A collection of portable random generators for Common Lisp
http://shinmera.github.io/random-state/
zlib License
27 stars 9 forks source link

Non-uniform distribution of random-int #5

Closed dop closed 4 years ago

dop commented 4 years ago

I checked only random-int and it seems that it's biased.

$ sbcl --version
SBCL 2.0.2

This script produces distributions of numbers for few small ranges: https://gist.github.com/dop/6198feaab4a3d85e2117ddcbb5d7961e

Results of random-state:random-int are non-uniform for 0..2, 0..4, and 0..5:

Distribution for range 0..1
  0 0.499041
  1 0.500959
Distribution for range 0..2
  0 0.498538
  1 0.249887
  2 0.251575
Distribution for range 0..3
  0 0.249189
  1 0.249743
  2 0.249687
  3 0.251381
Distribution for range 0..4
  0 0.249224
  1 0.124319
  2 0.377002
  3 0.12452
  4 0.124935
Distribution for range 0..5
  0 0.124396
  1 0.249832
  2 0.251413
  3 0.124688
  4 0.249671
  5 0.0
Shinmera commented 4 years ago

Oof. Does this only happen for the mersenne twister, or are other algorithms similarly affected?

dop commented 4 years ago

Could not run middle-square, but the rest are affected. Details here https://gist.github.com/dop/83b359b8a22cfb374b62d74ddea6b366.

dop commented 4 years ago

I managed to improve distribution (for MT32 at least) by rewriting random-int method taking notes from https://www.pcg-random.org/posts/bounded-rands.html ("Bitmask with Rejection (Unbiased) — Apple's Method")

It basically loops until candidate random int fits in range.

(defmethod random-int ((generator generator) (from integer) (to integer))
  (declare (optimize speed))
  (let* ((range (- to from))
         (bits (integer-length range)))
    (declare (type (integer 0) range)
             (type fixnum bits))
    (+ from
       (loop for candidate = (random-bytes generator bits)
             when (<= candidate range)
             return candidate))))

Are you interested in such changes as PR? If so, I could do a bit more testing for other methods.
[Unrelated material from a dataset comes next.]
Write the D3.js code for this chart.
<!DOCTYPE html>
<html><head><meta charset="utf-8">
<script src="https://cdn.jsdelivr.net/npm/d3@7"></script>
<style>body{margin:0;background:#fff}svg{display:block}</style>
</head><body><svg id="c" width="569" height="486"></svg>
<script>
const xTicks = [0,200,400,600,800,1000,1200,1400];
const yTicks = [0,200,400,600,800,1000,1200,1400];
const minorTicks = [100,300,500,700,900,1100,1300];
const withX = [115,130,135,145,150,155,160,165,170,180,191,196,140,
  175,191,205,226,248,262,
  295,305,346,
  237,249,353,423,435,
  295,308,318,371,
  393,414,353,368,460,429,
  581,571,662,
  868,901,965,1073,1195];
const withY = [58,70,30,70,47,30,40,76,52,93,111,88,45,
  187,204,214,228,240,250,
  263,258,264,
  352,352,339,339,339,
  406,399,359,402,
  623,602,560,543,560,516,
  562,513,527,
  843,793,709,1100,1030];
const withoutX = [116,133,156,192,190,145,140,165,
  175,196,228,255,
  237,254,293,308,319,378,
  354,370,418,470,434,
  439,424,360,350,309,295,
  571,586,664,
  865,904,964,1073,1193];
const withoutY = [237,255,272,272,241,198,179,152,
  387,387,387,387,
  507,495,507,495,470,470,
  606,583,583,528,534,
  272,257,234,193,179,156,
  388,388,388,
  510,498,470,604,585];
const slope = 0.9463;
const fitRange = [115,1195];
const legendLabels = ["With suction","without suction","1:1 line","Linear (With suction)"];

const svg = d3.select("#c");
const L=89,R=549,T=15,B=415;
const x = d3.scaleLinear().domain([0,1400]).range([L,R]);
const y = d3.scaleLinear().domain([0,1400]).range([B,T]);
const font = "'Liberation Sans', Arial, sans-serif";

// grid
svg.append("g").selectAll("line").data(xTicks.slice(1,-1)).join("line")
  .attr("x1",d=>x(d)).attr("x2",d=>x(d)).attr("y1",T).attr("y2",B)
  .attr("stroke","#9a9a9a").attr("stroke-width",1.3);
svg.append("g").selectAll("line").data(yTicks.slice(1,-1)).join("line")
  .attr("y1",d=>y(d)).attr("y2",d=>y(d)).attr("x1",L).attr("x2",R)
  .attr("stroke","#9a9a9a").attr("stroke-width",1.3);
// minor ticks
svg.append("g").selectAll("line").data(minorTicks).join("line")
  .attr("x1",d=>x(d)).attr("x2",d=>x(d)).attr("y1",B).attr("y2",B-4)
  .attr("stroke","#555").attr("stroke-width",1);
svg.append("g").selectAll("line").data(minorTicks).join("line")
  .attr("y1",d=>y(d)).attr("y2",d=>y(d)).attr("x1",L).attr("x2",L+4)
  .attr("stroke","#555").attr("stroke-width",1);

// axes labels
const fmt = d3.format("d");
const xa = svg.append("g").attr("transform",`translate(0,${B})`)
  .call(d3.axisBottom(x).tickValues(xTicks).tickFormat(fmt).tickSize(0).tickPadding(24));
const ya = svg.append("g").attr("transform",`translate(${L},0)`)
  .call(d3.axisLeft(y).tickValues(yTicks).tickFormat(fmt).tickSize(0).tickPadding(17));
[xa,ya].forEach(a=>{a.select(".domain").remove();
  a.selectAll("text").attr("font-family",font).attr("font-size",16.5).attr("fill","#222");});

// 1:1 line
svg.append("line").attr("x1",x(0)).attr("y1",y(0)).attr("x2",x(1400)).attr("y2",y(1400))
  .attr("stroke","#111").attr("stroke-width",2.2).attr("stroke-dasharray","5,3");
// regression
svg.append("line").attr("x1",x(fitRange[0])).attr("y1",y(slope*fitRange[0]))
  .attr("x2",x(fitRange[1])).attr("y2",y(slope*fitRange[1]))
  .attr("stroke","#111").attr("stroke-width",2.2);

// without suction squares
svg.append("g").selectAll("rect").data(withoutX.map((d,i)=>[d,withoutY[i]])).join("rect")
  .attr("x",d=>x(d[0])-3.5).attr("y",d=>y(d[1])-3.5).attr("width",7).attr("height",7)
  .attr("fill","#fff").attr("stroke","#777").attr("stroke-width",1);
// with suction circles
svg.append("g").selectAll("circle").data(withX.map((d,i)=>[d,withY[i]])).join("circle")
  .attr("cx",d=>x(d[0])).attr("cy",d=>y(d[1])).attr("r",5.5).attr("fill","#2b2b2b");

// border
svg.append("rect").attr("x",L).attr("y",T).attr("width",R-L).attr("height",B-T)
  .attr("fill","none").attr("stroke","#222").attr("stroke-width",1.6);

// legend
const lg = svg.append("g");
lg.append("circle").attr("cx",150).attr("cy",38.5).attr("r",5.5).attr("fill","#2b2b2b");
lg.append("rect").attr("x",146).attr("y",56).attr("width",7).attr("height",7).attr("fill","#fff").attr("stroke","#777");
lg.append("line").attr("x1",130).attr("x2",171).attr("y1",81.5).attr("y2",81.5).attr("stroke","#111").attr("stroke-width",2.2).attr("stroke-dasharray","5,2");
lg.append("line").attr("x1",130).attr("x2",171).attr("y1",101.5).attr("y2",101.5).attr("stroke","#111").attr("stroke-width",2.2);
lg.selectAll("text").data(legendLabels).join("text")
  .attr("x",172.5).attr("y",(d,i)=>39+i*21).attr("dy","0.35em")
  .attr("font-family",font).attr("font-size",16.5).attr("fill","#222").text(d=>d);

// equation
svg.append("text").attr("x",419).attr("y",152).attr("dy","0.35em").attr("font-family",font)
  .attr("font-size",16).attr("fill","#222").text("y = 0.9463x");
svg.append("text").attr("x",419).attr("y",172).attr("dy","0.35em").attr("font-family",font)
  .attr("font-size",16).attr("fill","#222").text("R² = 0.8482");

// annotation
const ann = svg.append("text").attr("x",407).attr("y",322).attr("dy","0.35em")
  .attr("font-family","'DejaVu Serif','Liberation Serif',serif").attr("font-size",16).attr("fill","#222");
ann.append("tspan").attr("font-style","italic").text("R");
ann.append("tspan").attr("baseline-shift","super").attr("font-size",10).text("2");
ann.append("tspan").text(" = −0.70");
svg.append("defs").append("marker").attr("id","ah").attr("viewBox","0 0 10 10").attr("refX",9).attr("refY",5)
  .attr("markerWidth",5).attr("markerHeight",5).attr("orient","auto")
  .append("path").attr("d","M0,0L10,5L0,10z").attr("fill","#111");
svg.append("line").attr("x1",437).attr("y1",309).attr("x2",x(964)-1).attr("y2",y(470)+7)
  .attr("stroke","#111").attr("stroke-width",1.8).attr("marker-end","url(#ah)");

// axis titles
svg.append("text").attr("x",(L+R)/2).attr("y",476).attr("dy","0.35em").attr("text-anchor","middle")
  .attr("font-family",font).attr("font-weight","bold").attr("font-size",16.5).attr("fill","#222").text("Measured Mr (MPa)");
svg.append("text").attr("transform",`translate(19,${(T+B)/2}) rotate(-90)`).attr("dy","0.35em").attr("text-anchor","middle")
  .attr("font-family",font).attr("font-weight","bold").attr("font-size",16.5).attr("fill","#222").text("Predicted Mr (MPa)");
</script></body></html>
Shinmera commented 4 years ago

oh definitely, by all means!

I'm sorry I don't have the time to investigate this myself at this time, but I'll be very happy to review PRs!
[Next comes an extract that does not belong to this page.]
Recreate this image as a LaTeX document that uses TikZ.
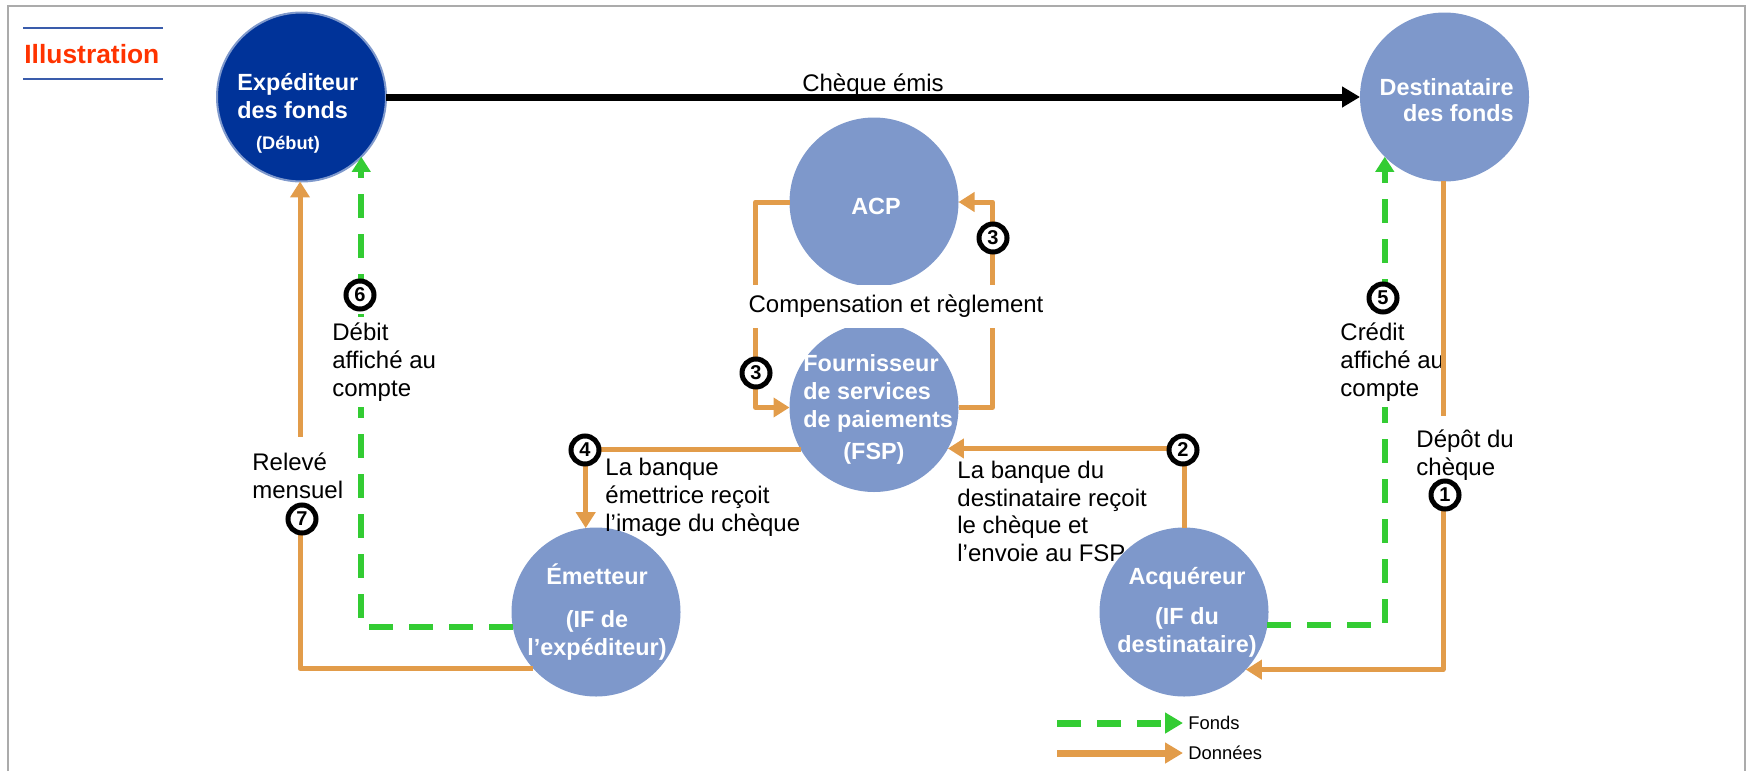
\documentclass[tikz,border=0pt]{standalone}
\usepackage{fontspec}
\setmainfont{Liberation Sans}
\usetikzlibrary{arrows.meta}
\definecolor{framegray}{HTML}{ABABAB}
\definecolor{navy}{HTML}{003399}
\definecolor{softblue}{HTML}{7E98CB}
\definecolor{rimblue}{HTML}{7F99CC}
\definecolor{dataorange}{HTML}{E29C4A}
\definecolor{fundgreen}{HTML}{33CC33}
\definecolor{titlered}{HTML}{FF3300}
\definecolor{ruleblue}{HTML}{3A5CAB}
\begin{document}
\begin{tikzpicture}[x=0.5pt,y=-0.5pt,
  party/.style={circle, fill=softblue, minimum size=84.5pt, inner sep=0pt, outer sep=0pt},
  intext/.style={text=white, font=\bfseries\fontsize{11.7}{14}\selectfont, inner sep=0pt},
  note/.style={font=\fontsize{12}{13.9}\selectfont, align=left, inner sep=0pt, text=black},
  cover/.style={fill=white},
  badge/.style={circle, draw=black, line width=2.5pt, fill=white, minimum size=14pt,
    inner sep=0pt, font=\bfseries\fontsize{10}{10}\selectfont},
  data/.style={draw=dataorange, line width=2.5pt, line join=round,
    -{Triangle[length=8pt,width=9.5pt]}},
  funds/.style={draw=fundgreen, line width=3pt, line join=round,
    dash pattern=on 12pt off 8pt, -{Triangle[length=7.5pt,width=9pt]}},
  legendtext/.style={font=\fontsize{9.2}{11}\selectfont, anchor=west, inner xsep=2.5pt, inner ysep=0pt},
]
\useasboundingbox (0,0) rectangle (1748,771);
% page frame, open at the bottom
\draw[framegray, line width=1pt] (8,771) -- (8,6) -- (1745,6) -- (1745,771);

% heading
\draw[ruleblue, line width=1pt] (23,28) -- (163,28);
\draw[ruleblue, line width=1pt] (23,79) -- (163,79);
\node[anchor=west, text=titlered, font=\bfseries\fontsize{13.2}{15}\selectfont, inner sep=0pt]
  (title) at (24,54) {Illustration};

% parties
\node[party, fill=navy, draw=rimblue, line width=1pt] (exped) at (301.5,97) {};
\node[party] (dest) at (1444.5,97) {};
\node[party] (acp)  at (874,202) {};
\node[party] (fsp)  at (874,407.5) {};
\node[party] (emet) at (596,612) {};
\node[party] (acq)  at (1184,612) {};

\node[intext, anchor=west, align=left] (expedtxt) at (237,96) {Expéditeur\\des fonds};
\node[intext, font=\bfseries\fontsize{9.1}{11}\selectfont] (debut) at (288,145) {(Début)};
\node[intext, anchor=east, align=right, font=\bfseries\fontsize{11.7}{13}\selectfont]
  (desttxt) at (1514,100) {Destinataire\\des fonds};
\node[intext] (acptxt) at (876,206) {ACP};
\node[intext, anchor=west, align=left] (fsptxt) at (803,409)
  {Fournisseur\\de services\\de paiements\\[2pt]\hspace*{20pt}(FSP)};
\node[intext, align=center] (emettxt) at (597,612) {Émetteur\\[7.5pt](IF de\\l’expéditeur)};
\node[intext, align=center] (acqtxt) at (1187,612) {Acquéreur\\[6pt](IF du\\destinataire)};

% the cheque itself
\draw[line width=3.5pt, -{Triangle[length=9pt,width=10pt]}] (exped.east) -- (dest.west);
\node[note] (cheque) at (873,85) {Chèque émis};

% flows of funds
\draw[funds] (acq.-9.6) -| (dest.-135.7);
\draw[funds] (emet.-170.4) -| (exped.-45.5);
\node[note, cover, anchor=west, inner ysep=3pt] (debit) at (332,362) {Débit\\affiché au\\compte};
\node[note, cover, anchor=west, inner ysep=3pt] (credit) at (1340,362) {Crédit\\affiché au\\compte};

% flows of data
\draw[data] (dest.-91) |- (acq.-43.6);
\draw[data] (acq.north) |- (fsp.-29.2);
\draw[data] (fsp.-150.8) -| (emet.97.5);
\draw[data] (fsp.east) -- ++(34,0) |- (acp.east);
\draw[data] (acp.west) -- ++(-34,0) |- (fsp.west);
\draw[data] (emet.-138.2) -| (exped.-91);

\node[note, cover, minimum height=21.5pt, inner xsep=2pt] (clearing) at (896,306.5) {Compensation et règlement};
\node[note, cover, anchor=west, inner ysep=8pt] (releve) at (252,476) {Relevé\\mensuel};
\node[note, cover, anchor=west, inner ysep=7pt] (depot) at (1416,455) {Dépôt du\\chèque};
\node[note, anchor=west] (issuerlbl) at (605,497.5) {La banque\\émettrice reçoit\\l’image du chèque};
\node[note, anchor=west] (acqlbl) at (957,511.5) {La banque du\\destinataire reçoit\\le chèque et\\l’envoie au FSP};

% step numbers
\node[badge] (s1) at (1445,495) {1};
\node[badge] (s2) at (1183,450) {2};
\node[badge] (s3a) at (993,238) {3};
\node[badge] (s3b) at (756,373) {3};
\node[badge] (s4) at (585,450) {4};
\node[badge] (s5) at (1383,298) {5};
\node[badge] (s6) at (360,295) {6};
\node[badge] (s7) at (302,519) {7};

% legend
\coordinate (fstart) at (1057,723);
\node[legendtext] (fonds) at (1183,723) {Fonds};
\draw[draw=fundgreen, line width=3.5pt, dash pattern=on 11.75pt off 8.25pt,
  -{Triangle[length=9pt,width=10pt]}] (fstart) -- (fonds.west);
\coordinate (dstart) at (1057,753);
\node[legendtext] (donnees) at (1183,753) {Données};
\draw[draw=dataorange, line width=3.5pt, -{Triangle[length=9pt,width=10pt]}] (dstart) -- (donnees.west);
\end{tikzpicture}
\end{document}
Kevinpgalligan commented 4 years ago

Hey @dop, I went ahead and submitted your code in a pull request. I hope that's okay. I think the simple method should be fine. Even in the 0..2 case, we expect to do only ~1.33 rolls.

dop commented 4 years ago

Sure. I tried to come up with test case, but couldn't understand how to apply https://en.wikipedia.org/wiki/Chi-squared_test and then just put it aside...

Shinmera commented 4 years ago

I did a bunch of random sampling stuff for uni a little over half a year ago but seem to have forgotten all of it. There's probably a method that allows mapping the sample to the correct integer range without using rejection sampling as we do here, but I'm too dumb to do that, so this'll be fine for now.

Kevinpgalligan commented 4 years ago

I was snooping around the CPython source code for unrelated reasons, seems like they also use the resampling approach:

https://github.com/python/cpython/blob/0dd98c2d00a75efbec19c2ed942923981bc06683/Lib/random.py#L245

Just mentioning it for curiosity's sake. Cheers guys 🙂